Jaouad’s book, and to some extent, “The Isolation Journals,” a popular newsletter she launched at the outset of the pandemic, explores how to reenter the world after devastation. “American Symphony” follows up: How to keep going when there’s no straightforward “after.”

So when it came time to watch an initial cut of the film (drawn from 1,500 hours of footage), Jaouad queued it up alone. “I feel a bit desensitized to it now,” she said. “That specific time is not representative of how I live or who I am.” But she has “no qualms” about her depiction or the decision to let Heineman film the crucial appointment three months post-transplant in which she would learn if her transplant worked. Heineman thus found out at the same time she and Batiste did that the procedure had been a success — and that Jaouad would have to be in treatment to outwit her cancer for the rest of her life.

“To describe it as a roller coaster would be an insult to roller coasters,” Jaouad said of her emotional whiplash. “The idea of indefinite treatment thrust me into a whole different kind of in-between place, and it’s one that I’m still learning to swim in.”

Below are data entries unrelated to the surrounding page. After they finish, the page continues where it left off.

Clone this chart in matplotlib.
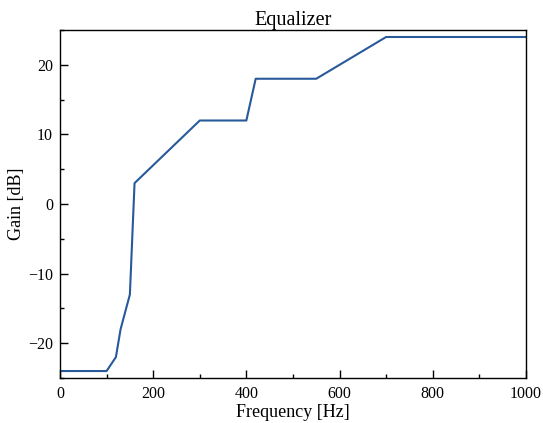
import matplotlib
matplotlib.use('Agg')
import matplotlib.pyplot as plt
from matplotlib.ticker import MultipleLocator

freq = [0, 100, 120, 130, 150, 160, 300, 400, 420, 550, 700, 1000]
gain = [-24, -24, -22, -18, -13, 3, 12, 12, 18, 18, 24, 24]

plt.rcParams['font.family'] = ['Liberation Serif', 'DejaVu Serif']

fig = plt.figure(figsize=(5.43, 4.23), dpi=100)
ax = fig.add_axes([0.1105, 0.1064, 0.858, 0.8226])
ax.plot(freq, gain, color='#28599a', linewidth=1.5)

ax.set_xlim(0, 1000)
ax.set_ylim(-25, 25)
ax.xaxis.set_major_locator(MultipleLocator(200))
ax.xaxis.set_minor_locator(MultipleLocator(100))
ax.yaxis.set_major_locator(MultipleLocator(10))
ax.yaxis.set_minor_locator(MultipleLocator(5))
ax.tick_params(which='both', direction='in', labelsize=11.5, top=False, right=False)
ax.tick_params(which='major', length=6, width=1)
ax.tick_params(which='minor', length=3, width=1)
ax.tick_params(axis='x', which='major', pad=6)
ax.tick_params(axis='y', which='major', pad=5)
for s in ax.spines.values():
    s.set_linewidth(1)

ax.set_title('Equalizer', fontsize=14.5, pad=2)
ax.set_xlabel('Frequency [Hz]', fontsize=13, labelpad=1)
ax.set_ylabel('Gain [dB]', fontsize=13, labelpad=2)

fig.savefig('out.png', dpi=100)
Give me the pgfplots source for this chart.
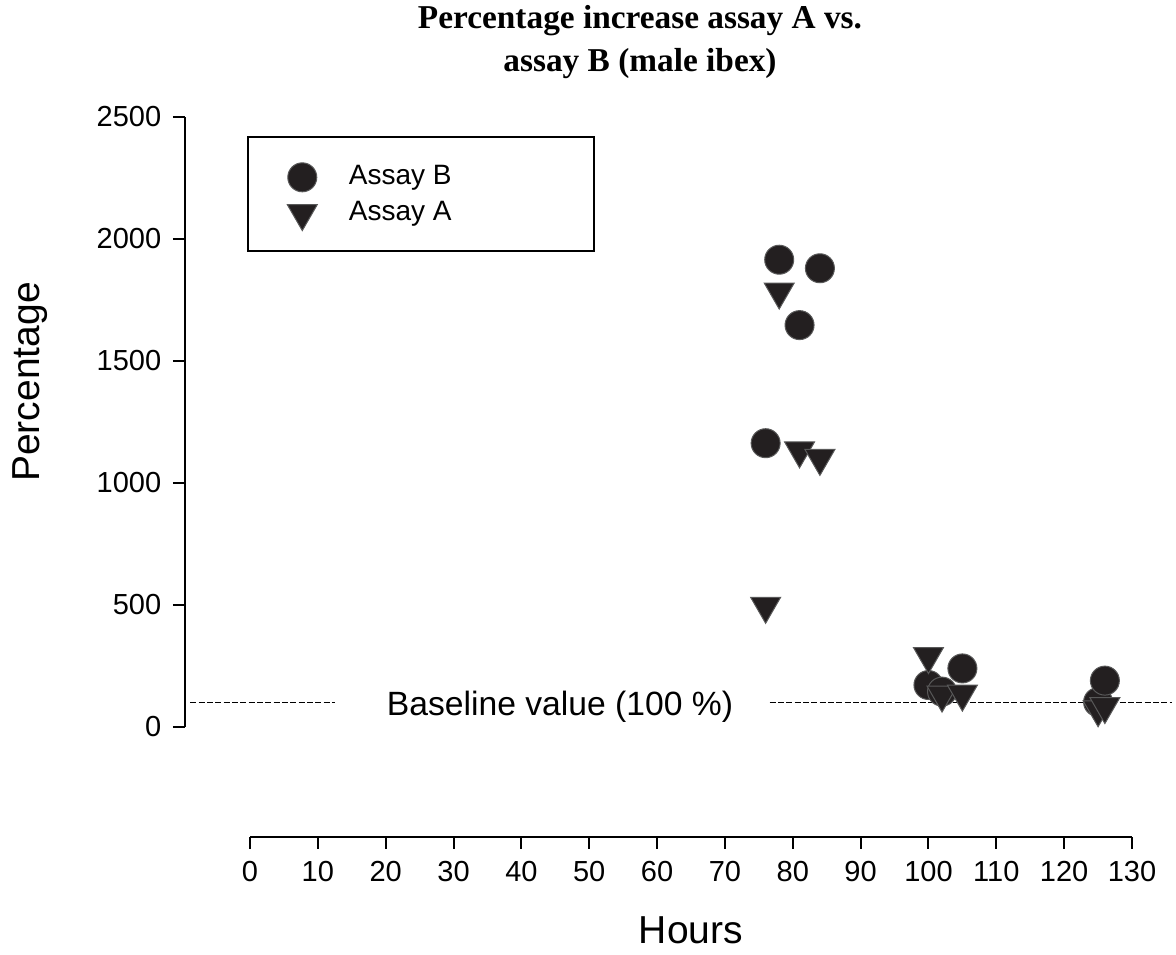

“She’s able to transform darkness, alchemize darkness, and transmutate darkness into light,” Batiste said in a phone interview. (He called hours after still more Grammy nominations. This year, he earned six, including one for “Butterfly” — the song that plays in the “American Symphony” trailer and which he wrote for Jaouad.) “She’s able to look into what she’s facing and see not only how she can find God and find healing through it, but also provide that insight to hundreds of thousands and millions of other people out there whom she’s never met.”

Necessary Optimism

After the film premiered at the Telluride Film Festival, Jaouad recalled that someone in the crowd approached her and said how relieved she was: “You’re still here.”

“When it comes to illness stories, we tell them from the vantage point of having survived,” Jaouad said. In that sense, “American Symphony,” which stops short of a white-text-black-screen epilogue and offers no update on Jaouad’s health, is a corrective. “It wasn’t clear that I was going to survive the shooting period of this,” she said. The credits roll, but there is no neat ending for Jaouad and Batiste.

“None of us know if we’re going to exist in the future, but I have a heightened fear of not existing in the future,” Jaouad said.

In “Between Two Kingdoms” Jaouad writes about her exchanges with a man named Quintin Jones. Jones, who introduces himself to her as “Lil GQ,” read her columns while on death row. He’d written from a place of recognition — one trapped person to another. After her transplant, she visited him in prison. But the week her book was released, he was given an execution date. Jaouad was devastated. She threw herself into the movement to get his death sentence converted into a life sentence. It didn’t work.

On the morning of his execution, Jones was granted four hours of phone calls. He spent them with Batiste and Jaouad. “It was unbelievable because we were talking in the future tense, knowing that the future wasn’t going to come to pass,” Jaouad said. “He talked about coming to visit us, hanging out in our garden. We were all just choosing to live in that space.” She tried to explain the suspension. Their conscious decision to be outside of time.

Lately, Jaouad is forcing herself to make plans. She sees it as an act of, “necessary optimism,” that she has committed to write two more books. One will be a work of painting and prose that Jaouad has titled “Drowning Practice.” The second will be a book about journaling, incorporating writing prompts. She will show her work at the art center ArtYard next summer.

A few weeks ago, Jaouad traveled to Seattle and was walking outside, suddenly under a torrential rain. Someone rushed to offer her an umbrella. “I was like, ‘No, I’m good,’” Jaouad remembered. She wanted to feel the rain on her face. Back in New York, she let herself fantasize. Not about prizes or red carpets, but about some unspecial rainstorm a decade from now. How incredible it would be not to feel new, she said. “If I’m around, I’ll want the umbrella.”